** start of INFORMATION PROVIDED **

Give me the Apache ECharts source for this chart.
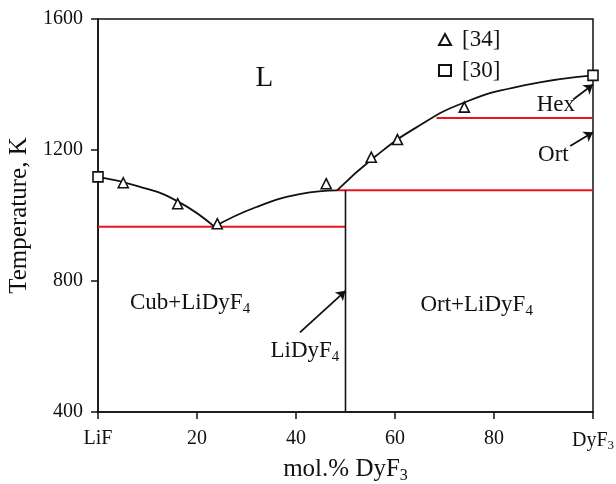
<!DOCTYPE html>
<html>
<head>
<meta charset="utf-8">
<script src="https://cdn.jsdelivr.net/npm/echarts@6/dist/echarts.min.js"></script>
<style>html,body{margin:0;padding:0;background:#fff}#c{width:616px;height:484px}</style>
</head>
<body>
<div id="c"></div>
<script>
// ---- data ----
const xTickLabels = {0: 'LiF', 20: '20', 40: '40', 60: '60', 80: '80', 100: 'DyF{sub|3}'};
const ref34 = [[5.1,1100],[16.1,1036],[24.1,975],[46.1,1097],[55.2,1178],[60.5,1232],[74,1331]];
const ref30 = [[0,1118],[100,1428]];
const liquidusLeft = [[0,1118],[8,1090],[16,1044],[23.5,966]];
const liquidusMid = [[23.5,966],[32,1026],[41,1066],[48.3,1077]];
const liquidusRight = [[48.3,1077],[56,1180],[64,1266],[74,1345],[86,1397],[100,1428]];
const eutecticLine = [[0,966],[50,966]];
const peritecticLine = [[48.3,1077],[100,1077]];
const transitionLine = [[68.4,1298],[100,1298]];
const compoundLine = [[50,400],[50,1077]];
const arrows = [
  [[96,1354],[100,1400]],
  [[95.4,1212],[100,1254]],
  [[40.8,643],[50,770]]
];
const regionLabels = [
  {value:[33.6,1418], text:'{big|L}'},
  {value:[92.5,1339], text:'Hex'},
  {value:[92,1186], text:'Ort'},
  {value:[18.6,734], text:'Cub+LiDyF{sub|4}'},
  {value:[76.5,727], text:'Ort+LiDyF{sub|4}'},
  {value:[41.8,585], text:'LiDyF{sub|4}'}
];
// ---- chart ----
const FONT = 'Liberation Serif';
const INK = '#111';
const subStyle = {fontSize: 15, fontFamily: FONT, color: INK, padding: [12,0,0,0]};
const chart = echarts.init(document.getElementById('c'), null, {renderer: 'canvas'});
function lineSeries(data, color, w) {
  return {type:'line', data:data, symbol:'none', silent:true, lineStyle:{color:color, width:w}, z:2, animation:false};
}
const curveStyle = {type:'line', symbol:'none', smooth:0.5, lineStyle:{color:INK, width:1.8}, z:3, animation:false, silent:true};
const option = {
  animation: false,
  textStyle: {fontFamily: FONT},
  grid: {left: 98, right: 23, top: 19, bottom: 72, show: true, borderColor: INK, borderWidth: 1.5, containLabel: false, outerBoundsMode: 'none'},
  legend: {
    orient: 'vertical', left: 433, top: 23, itemGap: 8, itemWidth: 12, itemHeight: 11,
    textStyle: {fontSize: 23, fontFamily: FONT, color: INK, padding: [4,0,0,6]},
    data: ['[34]','[30]']
  },
  xAxis: {
    type: 'value', min: 0, max: 100, interval: 20,
    name: 'mol.% DyF{sub|3}', nameLocation: 'middle', nameGap: 40,
    nameTextStyle: {fontSize: 25, fontFamily: FONT, color: INK, rich: {sub: {fontSize: 16, fontFamily: FONT, color: INK, padding: [12,0,0,0]}}},
    axisLine: {lineStyle: {color: INK, width: 1.5}},
    axisTick: {inside: false, length: 7, lineStyle: {color: INK, width: 1.5}},
    axisLabel: {fontSize: 20, fontFamily: FONT, color: INK, margin: 17,
      formatter: v => xTickLabels[v] !== undefined ? xTickLabels[v] : '',
      rich: {sub: {fontSize: 13, fontFamily: FONT, color: INK, padding: [10,0,0,0]}}},
    splitLine: {show: false}
  },
  yAxis: {
    type: 'value', min: 400, max: 1600, interval: 400,
    name: 'Temperature, K', nameLocation: 'middle', nameGap: 60,
    nameTextStyle: {fontSize: 25, fontFamily: FONT, color: INK},
    axisLine: {show: true, lineStyle: {color: INK, width: 1.5}},
    axisTick: {show: true, inside: false, length: 7, lineStyle: {color: INK, width: 1.5}},
    axisLabel: {fontSize: 20, fontFamily: FONT, color: INK, margin: 15, formatter: v => String(v)},
    splitLine: {show: false}
  },
  series: [
    lineSeries(eutecticLine, '#e8161c', 2),
    lineSeries(peritecticLine, '#e8161c', 2),
    lineSeries(transitionLine, '#e8161c', 2),
    lineSeries(compoundLine, INK, 1.6),
    Object.assign({data: liquidusLeft}, curveStyle),
    Object.assign({data: liquidusMid}, curveStyle),
    Object.assign({data: liquidusRight}, curveStyle),
    {
      type: 'lines', coordinateSystem: 'cartesian2d', silent: true, z: 4,
      symbol: ['none','arrow'], symbolSize: 9,
      lineStyle: {color: INK, width: 1.8, opacity: 1},
      data: arrows.map(a => ({coords: a}))
    },
    {
      name: '[34]', type: 'scatter', data: ref34, symbol: 'triangle', symbolSize: 10, z: 5,
      itemStyle: {color: '#fff', borderColor: INK, borderWidth: 1.6, opacity: 1}
    },
    {
      name: '[30]', type: 'scatter', data: ref30, symbol: 'rect', symbolSize: 10, z: 5,
      itemStyle: {color: '#fff', borderColor: INK, borderWidth: 1.6, opacity: 1}
    },
    {
      type: 'scatter', data: regionLabels, symbolSize: 0, silent: true, z: 6,
      itemStyle: {opacity: 1},
      label: {
        show: true, position: 'inside', color: INK, fontSize: 23, fontFamily: FONT, opacity: 1,
        formatter: p => p.data.text,
        rich: {sub: subStyle, big: {fontSize: 29, fontFamily: FONT, color: INK}}
      }
    }
  ]
};
chart.setOption(option);
</script>
</body>
</html>
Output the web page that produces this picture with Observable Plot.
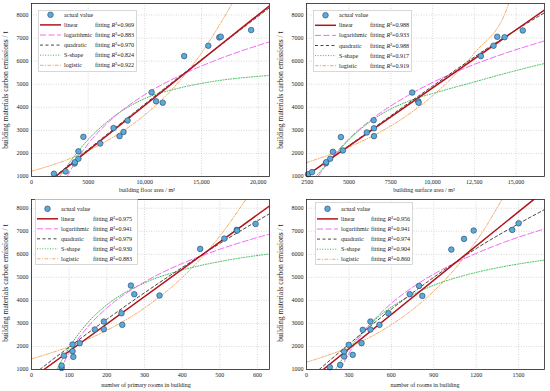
<!DOCTYPE html>
<html>
<head>
<meta charset="utf-8">
<script src="https://cdn.jsdelivr.net/npm/d3@7"></script>
<script src="https://cdn.jsdelivr.net/npm/@observablehq/plot@0.6"></script>
<style>
  html, body { margin: 0; padding: 0; background: #fff; }
  #fig { position: relative; width: 550px; height: 391px; overflow: hidden; background: #fff;
         font-family: 'Liberation Serif', 'Times New Roman', serif; color: #222; }
  .panel { position: absolute; }
  .ttl { position: absolute; white-space: nowrap; font-size: 6px; transform: translate(-50%, -50%); }
  .ytl { position: absolute; white-space: nowrap; font-size: 7.6px; transform: translate(-50%, -50%) rotate(-90deg); }
  .leg { position: absolute; overflow: visible; }
</style>
</head>
<body>
<div id="fig"></div>
<script>
// ---------- shared ----------
const modelNames = ["linear", "logarithmic", "quadratic", "S-shape", "logistic"];
const yTicks = [1000, 2000, 3000, 4000, 5000, 6000, 7000, 8000];
const yTickLabels = ["1000", "2000", "3000", "4000", "5000", "6000", "7000", "8000"];
const yLabel = "building materials carbon emissions / t";

// ---------- panel 1: building floor area ----------
const floorTicks = [0, 5000, 10000, 15000, 20000];
const floorTickLabels = ["0", "5000", "10,000", "15,000", "20,000"];
const floorArea = [1980, 3010, 3800, 3830, 4140, 4140, 4580, 6060, 7240, 7770, 8120, 8480, 10600, 10990, 11580, 13470, 15600, 16570, 16700, 19380];
const floorEmission = [1120, 1220, 1560, 1620, 1770, 2090, 2720, 2430, 3100, 2750, 2930, 3430, 4650, 4260, 4200, 6220, 6670, 7030, 7060, 7350];
const floorLinear = [[2130, 1000], [21000, 8400]];
const floorLog = [[3150, 1000], [4000, 1730], [5000, 2420], [7000, 3450], [10000, 4550], [13000, 5350], [16000, 5990], [21000, 6840]];
const floorQuad = [[2050, 1000], [7000, 2960], [12000, 4920], [17000, 6820], [21000, 8320]];
const floorS = [[2500, 1000], [3500, 1700], [5000, 2600], [7000, 3500], [10000, 4380], [13000, 4830], [16000, 5120], [21000, 5380]];
const floorLogistic = [[0, 1230], [3000, 1700], [6000, 2370], [9000, 3290], [12000, 4570], [15000, 6350], [17700, 8500]];
const floorR2 = ["0.969", "0.883", "0.970", "0.824", "0.922"];

// ---------- panel 2: building surface area ----------
const surfTicks = [2500, 5000, 7500, 10000, 12500, 15000];
const surfTickLabels = ["2500", "5000", "7500", "10,000", "12,500", "15,000"];
const surfaceArea = [2540, 2780, 3610, 3630, 3870, 4030, 4510, 4630, 6060, 6470, 6490, 6490, 8780, 9140, 9160, 12890, 13650, 13870, 14310, 15400];
const surfaceEmission = [1100, 1190, 1570, 1620, 1770, 2070, 2710, 2130, 2910, 3440, 3090, 2750, 4640, 4260, 4200, 6220, 6670, 7060, 7040, 7330];
const surfLinear = [[2450, 1040], [16700, 8220]];
const surfLog = [[3140, 1000], [4000, 1850], [5000, 2640], [6500, 3560], [8500, 4500], [10500, 5250], [12500, 5860], [14500, 6380], [16700, 6880]];
const surfQuad = [[2400, 1000], [6000, 2860], [10000, 4920], [14000, 6900], [16700, 8100]];
const surfS = [[3000, 1000], [4000, 1800], [5000, 2600], [6500, 3500], [8500, 4250], [10500, 4700], [12500, 5100], [14500, 5500], [16700, 5900]];
const surfLogistic = [[2450, 1600], [4500, 2130], [6500, 2790], [8500, 3660], [10500, 4820], [12500, 6350], [14500, 8380], [14550, 8500]];
const surfR2 = ["0.988", "0.933", "0.988", "0.917", "0.919"];

// ---------- panel 3: number of primary rooms ----------
const primTicks = [0, 100, 200, 300, 400, 500, 600];
const primTickLabels = ["0", "100", "200", "300", "400", "500", "600"];
const primaryRooms = [80, 80, 86, 109, 109, 111, 128, 168, 192, 192, 241, 239, 264, 273, 340, 448, 512, 545, 546, 595];
const primaryEmission = [1070, 1170, 1600, 2085, 1795, 1550, 2143, 2736, 3083, 2750, 2940, 3440, 4646, 4268, 4212, 6236, 6684, 7060, 7030, 7320];
const primLinear = [[33, 1000], [632, 8100]];
const primLog = [[77, 1000], [100, 1730], [150, 2860], [200, 3670], [300, 4800], [400, 5600], [500, 6220], [632, 6880]];
const primQuad = [[22, 1000], [100, 1975], [200, 3180], [300, 4330], [400, 5425], [500, 6470], [632, 7760]];
const primS = [[67, 1000], [80, 1390], [100, 1950], [150, 3045], [200, 3806], [300, 4760], [400, 5318], [500, 5687], [632, 6019]];
const primLogistic = [[0, 1463], [100, 1990], [200, 2700], [300, 3670], [400, 4990], [500, 6790], [569, 8380]];
const primR2 = ["0.975", "0.941", "0.979", "0.930", "0.883"];

// ---------- panel 4: number of rooms ----------
const roomTicks = [0, 300, 600, 900, 1200, 1500];
const roomTickLabels = ["0", "300", "600", "900", "1200", "1500"];
const allRooms = [165, 238, 266, 266, 299, 327, 389, 398, 452, 452, 516, 579, 730, 796, 819, 1024, 1114, 1182, 1455, 1500];
const allEmission = [1100, 1200, 1564, 1781, 2070, 1636, 2143, 2721, 2736, 3083, 2938, 3444, 4269, 4630, 4196, 6207, 6670, 7031, 7060, 7349];
const roomLinear = [[118, 1000], [1606, 8376]];
const roomLog = [[240, 1000], [300, 1700], [400, 2600], [600, 3870], [800, 4770], [1000, 5470], [1200, 6040], [1400, 6530], [1683, 7104]];
const roomQuad = [[90, 1000], [300, 2100], [600, 3620], [900, 5000], [1200, 6250], [1500, 7330], [1683, 7942]];
const roomS = [[205, 1000], [250, 1430], [300, 1880], [400, 2645], [500, 3240], [700, 4090], [900, 4656], [1200, 5215], [1450, 5530], [1683, 5750]];
const roomLogistic = [[0, 1318], [300, 1970], [600, 2944], [900, 4400], [1100, 5745], [1250, 7025], [1382, 8380]];
const roomR2 = ["0.956", "0.941", "0.974", "0.904", "0.860"];

// ---------- styles ----------
const lineStyles = [
  {stroke: "#b3121b", strokeWidth: 1.5, strokeDasharray: null},          // linear
  {stroke: "#f66af6", strokeWidth: 1.0, strokeDasharray: "6,2.5"},        // logarithmic
  {stroke: "#333333", strokeWidth: 0.9, strokeDasharray: "3,2.5"},        // quadratic
  {stroke: "#3dbb55", strokeWidth: 1.0, strokeDasharray: "1,1.6"},        // S-shape
  {stroke: "#f3a45c", strokeWidth: 0.9, strokeDasharray: "3.5,1.5,1,1.5"} // logistic
];
const dotFill = "#5aaade", dotStroke = "#2a4258";

const fig = document.getElementById("fig");

function makePanel(cfg) {
  const pts = cfg.xs.map((x, i) => ({x, y: cfg.ys[i]}));
  const curves = cfg.curves; // order: linear, log, quad, S, logistic
  const lineMark = (data, st) => Plot.line(data, {
    x: d => d[0], y: d => d[1], curve: "monotone-x", clip: true,
    stroke: st.stroke, strokeWidth: st.strokeWidth,
    strokeDasharray: st.strokeDasharray || undefined
  });
  const chart = Plot.plot({
    width: 275, height: cfg.h,
    marginLeft: 31, marginRight: 6, marginTop: cfg.mt, marginBottom: cfg.mb,
    style: {fontFamily: "'Liberation Serif', 'Times New Roman', serif", fontSize: "6px", color: "#222", background: "transparent"},
    x: {domain: cfg.xDomain, ticks: cfg.xTicks, tickFormat: d => cfg.xTickLabels[cfg.xTicks.indexOf(d)], tickSize: 0, tickPadding: 3, label: null},
    y: {domain: cfg.yDomain, ticks: yTicks, tickFormat: d => yTickLabels[yTicks.indexOf(d)], tickSize: 0, tickPadding: 3, label: null},
    marks: [
      Plot.ruleX(cfg.xTicks, {stroke: "#bdbdbd", strokeWidth: 0.6, strokeDasharray: "1,1.5"}),
      Plot.ruleY(yTicks, {stroke: "#bdbdbd", strokeWidth: 0.6, strokeDasharray: "1,1.5"}),
      lineMark(curves[4], lineStyles[4]),
      lineMark(curves[3], lineStyles[3]),
      lineMark(curves[1], lineStyles[1]),
      lineMark(curves[2], lineStyles[2]),
      lineMark(curves[0], lineStyles[0]),
      Plot.dot(pts, {x: "x", y: "y", r: 2.8, fill: dotFill, stroke: dotStroke, strokeWidth: 0.6}),
      Plot.frame({stroke: "#222", strokeWidth: 0.8})
    ]
  });
  const wrap = document.createElement("div");
  wrap.className = "panel";
  wrap.style.left = cfg.left + "px";
  wrap.style.top = cfg.top + "px";
  wrap.appendChild(chart);
  fig.appendChild(wrap);

  // axis titles
  const xt = document.createElement("div");
  xt.className = "ttl";
  xt.style.left = (cfg.left + cfg.xTitleX) + "px";
  xt.style.top = (cfg.top + cfg.xTitleY) + "px";
  xt.innerHTML = cfg.xLabel;
  fig.appendChild(xt);
  const yt = document.createElement("div");
  yt.className = "ytl";
  yt.style.left = (cfg.left + 5) + "px";
  yt.style.top = (cfg.top + cfg.yTitleY) + "px";
  yt.textContent = yLabel;
  fig.appendChild(yt);

  // legend
  const lb = cfg.legend; // {x, y, w, h, row0, dy, fx}
  const svg = d3.create("svg").attr("class", "leg")
    .attr("width", lb.w + 1).attr("height", lb.h + 1)
    .style("left", (cfg.left + lb.x) + "px").style("top", (cfg.top + lb.y) + "px")
    .style("font-family", "'Liberation Serif', 'Times New Roman', serif").style("font-size", "6.1px");
  svg.append("rect").attr("x", 0.5).attr("y", 0.5).attr("width", lb.w).attr("height", lb.h)
    .attr("fill", "#fff").attr("stroke", "#c8c8c8").attr("stroke-width", 0.7);
  const rowY = i => lb.row0 + i * lb.dy;
  svg.append("circle").attr("cx", 12.5).attr("cy", rowY(0)).attr("r", 2.8)
    .attr("fill", dotFill).attr("stroke", dotStroke).attr("stroke-width", 0.6);
  svg.append("text").attr("x", 26).attr("y", rowY(0)).attr("dy", "0.33em").attr("fill", "#222").text("actual value");
  modelNames.forEach((name, i) => {
    const st = lineStyles[i];
    const y = rowY(i + 1);
    svg.append("line").attr("x1", 2).attr("x2", 23).attr("y1", y).attr("y2", y)
      .attr("stroke", st.stroke).attr("stroke-width", st.strokeWidth)
      .attr("stroke-dasharray", st.strokeDasharray);
    svg.append("text").attr("x", 26).attr("y", y).attr("dy", "0.33em").attr("fill", "#222").text(name);
    const t = svg.append("text").attr("x", lb.fx).attr("y", y).attr("dy", "0.33em").attr("fill", "#222");
    t.append("tspan").text("fitting ");
    t.append("tspan").attr("font-style", "italic").text("R");
    t.append("tspan").text("\u00b2=" + cfg.r2[i]);
  });
  fig.appendChild(svg.node());
}

makePanel({
  left: 0, top: 0, h: 195, mt: 3, mb: 19,
  xDomain: [0, 21000], yDomain: [1000, 8500],
  xTicks: floorTicks, xTickLabels: floorTickLabels,
  xs: floorArea, ys: floorEmission,
  curves: [floorLinear, floorLog, floorQuad, floorS, floorLogistic],
  r2: floorR2, xLabel: "building floor area / m\u00b2", xTitleX: 147, xTitleY: 190, yTitleY: 90,
  legend: {x: 37.5, y: 10, w: 98, h: 61, row0: 4.8, dy: 10.1, fx: 57}
});
makePanel({
  left: 275, top: 0, h: 195, mt: 3, mb: 19,
  xDomain: [2450, 16700], yDomain: [1000, 8500],
  xTicks: surfTicks, xTickLabels: surfTickLabels,
  xs: surfaceArea, ys: surfaceEmission,
  curves: [surfLinear, surfLog, surfQuad, surfS, surfLogistic],
  r2: surfR2, xLabel: "building surface area / m\u00b2", xTitleX: 149, xTitleY: 190, yTitleY: 90,
  legend: {x: 37.5, y: 9.5, w: 98, h: 61, row0: 5.2, dy: 10.1, fx: 57}
});
makePanel({
  left: 0, top: 195, h: 196, mt: 4, mb: 22,
  xDomain: [0, 632], yDomain: [1000, 8380],
  xTicks: primTicks, xTickLabels: primTickLabels,
  xs: primaryRooms, ys: primaryEmission,
  curves: [primLinear, primLog, primQuad, primS, primLogistic],
  r2: primR2, xLabel: "number of primary rooms in building", xTitleX: 146, xTitleY: 190, yTitleY: 88,
  legend: {x: 34.5, y: 3.5, w: 102, h: 65, row0: 9.8, dy: 10, fx: 58}
});
makePanel({
  left: 275, top: 195, h: 196, mt: 4, mb: 22,
  xDomain: [0, 1683], yDomain: [1000, 8380],
  xTicks: roomTicks, xTickLabels: roomTickLabels,
  xs: allRooms, ys: allEmission,
  curves: [roomLinear, roomLog, roomQuad, roomS, roomLogistic],
  r2: roomR2, xLabel: "number of rooms in building", xTitleX: 150, xTitleY: 190, yTitleY: 88,
  legend: {x: 39.5, y: 6.5, w: 97, h: 62, row0: 6.8, dy: 10.1, fx: 56}
});
</script>
</body>
</html>
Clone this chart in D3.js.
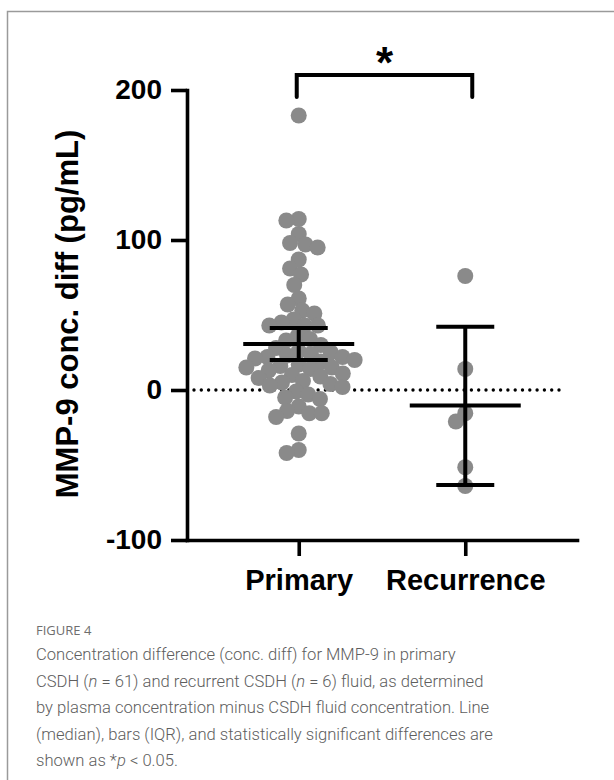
<!DOCTYPE html>
<html>
<head>
<meta charset="utf-8">
<script src="https://cdn.jsdelivr.net/npm/d3@7"></script>
<style>
  body { margin: 0; background: #fff; }
  svg { display: block; }
</style>
</head>
<body>
<div id="chart"></div>
<script>
// values
const categories = ["Primary", "Recurrence"];
const primaryValues = [
  183, 114, 113, 104, 98, 97, 95, 87, 81, 77, 70, 61, 57, 53, 51, 47, 45, 43, 43, 43,
  36, 34, 33, 30, 28, 26, 25, 24, 23, 22, 20, 22, 21, 19, 15, 15, 17, 16, 14, 13,
  11, 10, 9, 8, 6, 5, 4, 3, 2, -1, -3, -5, -6, -11, -14, -15.5, -15.5, -18, -29, -40, -42
];
const recurrenceValues = [76, 14, -15.5, -21, -51.5, -64];
// error bar ends as drawn
const barLow = [20, -63.3];
const barHigh = [41.3, 42.2];
const yTicks = [-100, 0, 100, 200];
const yTitle = "MMP-9 conc. diff (pg/mL)";

const width = 614, height = 780;
const font = "'Liberation Sans', Arial, sans-serif";

const svg = d3.select("#chart").append("svg")
  .attr("width", width)
  .attr("height", height);

// frame
svg.append("path")
  .attr("d", "M7.5,780 V11.5 H614")
  .attr("fill", "none")
  .attr("stroke", "#9a9a9a")
  .attr("stroke-width", 1.5);

const y = d3.scaleLinear().domain([-100, 200]).range([540, 90]);
const x = d3.scalePoint().domain(categories).range([187, 577]).padding(0.671);

// zero reference line
svg.append("line")
  .attr("x1", 194).attr("x2", 562)
  .attr("y1", y(0)).attr("y2", y(0))
  .attr("stroke", "#000")
  .attr("stroke-width", 3.4)
  .attr("stroke-linecap", "round")
  .attr("stroke-dasharray", "0,7.3");

// simple beeswarm: put each point as near the centre as it can go
function swarm(values, cx, dist) {
  const placed = [];
  values.slice().sort((a, b) => b - a).forEach((v) => {
    const py = y(v);
    const blocks = [];
    placed.forEach((p) => {
      const dy = Math.abs(p.y - py);
      if (dy < dist) {
        const w = Math.sqrt(dist * dist - dy * dy);
        blocks.push([p.x - w, p.x + w]);
      }
    });
    let cands = [cx];
    blocks.forEach((b) => cands.push(b[0], b[1]));
    cands.sort((a, b) => Math.abs(a - cx) - Math.abs(b - cx));
    const px = cands.find((c) => blocks.every((b) => c <= b[0] + 1e-6 || c >= b[1] - 1e-6));
    placed.push({ x: px, y: py, v: v });
  });
  return placed;
}

const groups = [primaryValues, recurrenceValues];
groups.forEach((vals, i) => {
  const pts = swarm(vals, x(categories[i]), 12.5);
  svg.append("g")
    .selectAll("circle")
    .data(pts)
    .enter()
    .append("circle")
    .attr("cx", (d) => d.x)
    .attr("cy", (d) => d.y)
    .attr("r", 8)
    .attr("fill", "#8a8a8a");
});

// centre line (mean) and error bars
categories.forEach((c, i) => {
  const cx = x(c);
  const m = d3.mean(groups[i]);
  const g = svg.append("g")
    .attr("stroke", "#000")
    .attr("stroke-width", 4);
  g.append("line")
    .attr("x1", cx).attr("x2", cx)
    .attr("y1", y(barLow[i])).attr("y2", y(barHigh[i]));
  g.append("line")
    .attr("x1", cx - 29).attr("x2", cx + 29)
    .attr("y1", y(barLow[i])).attr("y2", y(barLow[i]));
  g.append("line")
    .attr("x1", cx - 29).attr("x2", cx + 29)
    .attr("y1", y(barHigh[i])).attr("y2", y(barHigh[i]));
  g.append("line")
    .attr("x1", cx - 55.5).attr("x2", cx + 55.5)
    .attr("y1", y(m)).attr("y2", y(m));
});

// axes
const yAxis = svg.append("g")
  .attr("transform", "translate(187,0)")
  .call(d3.axisLeft(y).tickValues(yTicks).tickFormat((d) => String(d)).tickSize(16).tickSizeOuter(0).tickPadding(9));

const xAxis = svg.append("g")
  .attr("transform", "translate(0,540)")
  .call(d3.axisBottom(x).tickSize(16).tickSizeOuter(0).tickPadding(13));

[yAxis, xAxis].forEach((ax) => {
  ax.select(".domain").attr("stroke-width", 3.6).attr("stroke-linecap", "square");
  ax.selectAll(".tick line").attr("stroke-width", 3.6);
  ax.selectAll("text")
    .attr("fill", "#000")
    .style("font-family", font)
    .style("font-weight", "bold");
});
yAxis.selectAll("text").style("font-size", "28px");
xAxis.selectAll("text").style("font-size", "29px");

svg.append("text")
  .attr("transform", "translate(78,314) rotate(-90)")
  .attr("text-anchor", "middle")
  .style("font-family", font)
  .style("font-weight", "bold")
  .style("font-size", "31px")
  .text(yTitle);

// significance bracket
const x0 = x(categories[0]) - 2, x1 = x(categories[1]) + 7;
svg.append("path")
  .attr("d", `M${x0},97 V75 H${x1} V97`)
  .attr("fill", "none")
  .attr("stroke", "#000")
  .attr("stroke-width", 4)
  .attr("stroke-linecap", "round");
svg.append("text")
  .attr("x", (x0 + x1) / 2)
  .attr("y", 78)
  .attr("text-anchor", "middle")
  .style("font-family", font)
  .style("font-weight", "bold")
  .style("font-size", "44px")
  .text("*");

// caption
const capFont = "Roboto, 'Open Sans', sans-serif";
svg.append("text")
  .attr("x", 36).attr("y", 635)
  .attr("fill", "#6e6e6e")
  .style("font-family", "'Open Sans', sans-serif")
  .style("font-weight", 500)
  .style("font-size", "13px")
  .text("FIGURE 4");

const captionLines = [
  [["Concentration difference (conc. diff) for MMP-9 in primary", false]],
  [["CSDH (", false], ["n", true], [" = 61) and recurrent CSDH (", false], ["n", true], [" = 6) fluid, as determined", false]],
  [["by plasma concentration minus CSDH fluid concentration. Line", false]],
  [["(median), bars (IQR), and statistically significant differences are", false]],
  [["shown as *", false], ["p", true], [" < 0.05.", false]]
];
captionLines.forEach((parts, i) => {
  const t = svg.append("text")
    .attr("x", 36).attr("y", 660 + i * 26.5)
    .attr("fill", "#5e5e5e")
    .style("font-family", capFont)
    .style("font-weight", 300)
    .style("font-size", "16.6px");
  parts.forEach((p) => {
    t.append("tspan")
      .style("font-style", p[1] ? "italic" : "normal")
      .text(p[0]);
  });
});
</script>
</body>
</html>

** end of INFORMATION PROVIDED **

_AIM:_ In the records above, locate each line with the word "this". Copy all such lines.

_EXERCISE OUTPUT:_
Give me the Apache ECharts source for this chart.
Output the web page that produces this picture with Observable Plot.
Clone this chart in D3.js.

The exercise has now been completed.